Last Week’s Price Review

The Loonie is having another rough time this week. The Loonie even lost out to the euro and the pound and is now the biggest biggest loser of the week (as of 5:00 pm GMT).

And the Loonie is down in the dumps again because of another slump in oil prices, as well as Canada’s disappointing CPI and retail sales reports.

Overlay of CAD Pairs & Crude Oil (Black Line): 1-Hour Forex Chart
Overlay of CAD Pairs & Crude Oil (Black Line): 1-Hour Forex Chart

The Loonie showed weakness early on because of sliding oil prices, but caught a bid later because of the positive vibes from the BOC’s Business Outlook Survey.

And there was apparently follow-through buying since oil wobbled a bit on Tuesday, but the Loonie continued to trend higher on most pairs. There were no fresh, positive catalysts, so market analysts pointed to higher BOC rate hike expectations because of the upbeat Business Outlook Survey.

CAD bulls got roasted come Wednesday, however, since oil prices slumped hard. And market analysts say that oil prices slumped because of higher U.S. crude oil inventories.

Oil prices then continued to slide on Thursday, which dragged the Loonie even lower. And according to market analysts, oil continued to slide because there were growing concerns about China’s economy (and demand for oil) because of the ongoing trade war between the U.S. and China.

Oil and the Loonie would finally find support after news began to spread that Norway and the E.U. have requested the World Trade Organisation (WTO) to establish a dispute resolution panel to verify the legality of U.S. tariffs on steel and aluminium, which likely fueled hopes that the ongoing trade war may de-escalate.

Unfortunately for the Loonie, Canada’s CPI report and retail sales report both surprised to the downside, which caused the Loonie to slump hard across the board even as oil prices continued to recover.

As for specifics, retail sales fell by 0.1% month-on-month instead of increasing by 0.3% as expected.

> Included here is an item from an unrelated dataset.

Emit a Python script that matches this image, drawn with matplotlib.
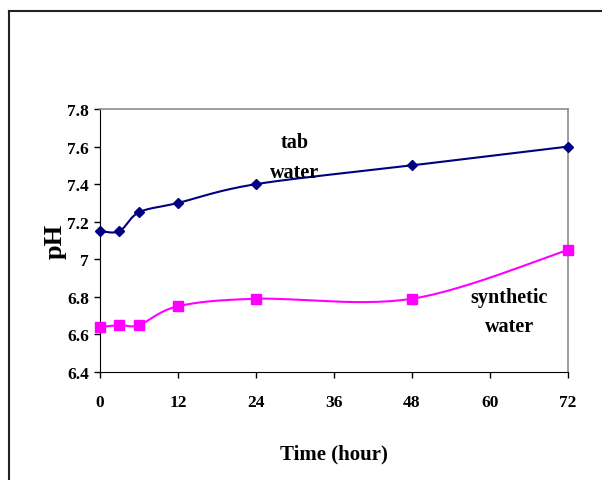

Worse, 7 of the 11 retail store types reported declines in sales, so the core retail sales reading came in at -0.4%, contrary to expectations for a 0.1% rise.

The CPI report, meanwhile, showed that headline CPI fell by 0.4% month-on-month instead of holding flat for the month. The year-on-year reading, meanwhile, decelerated sharply from +2.8% to a four-month low of +2.2%. The market was only expecting a slightly weaker 2.7% annual increase.

And the bad news doesn’t stop there since all three of the BOC’s preferred measures for the core reading all retreated for the first time since November 2016.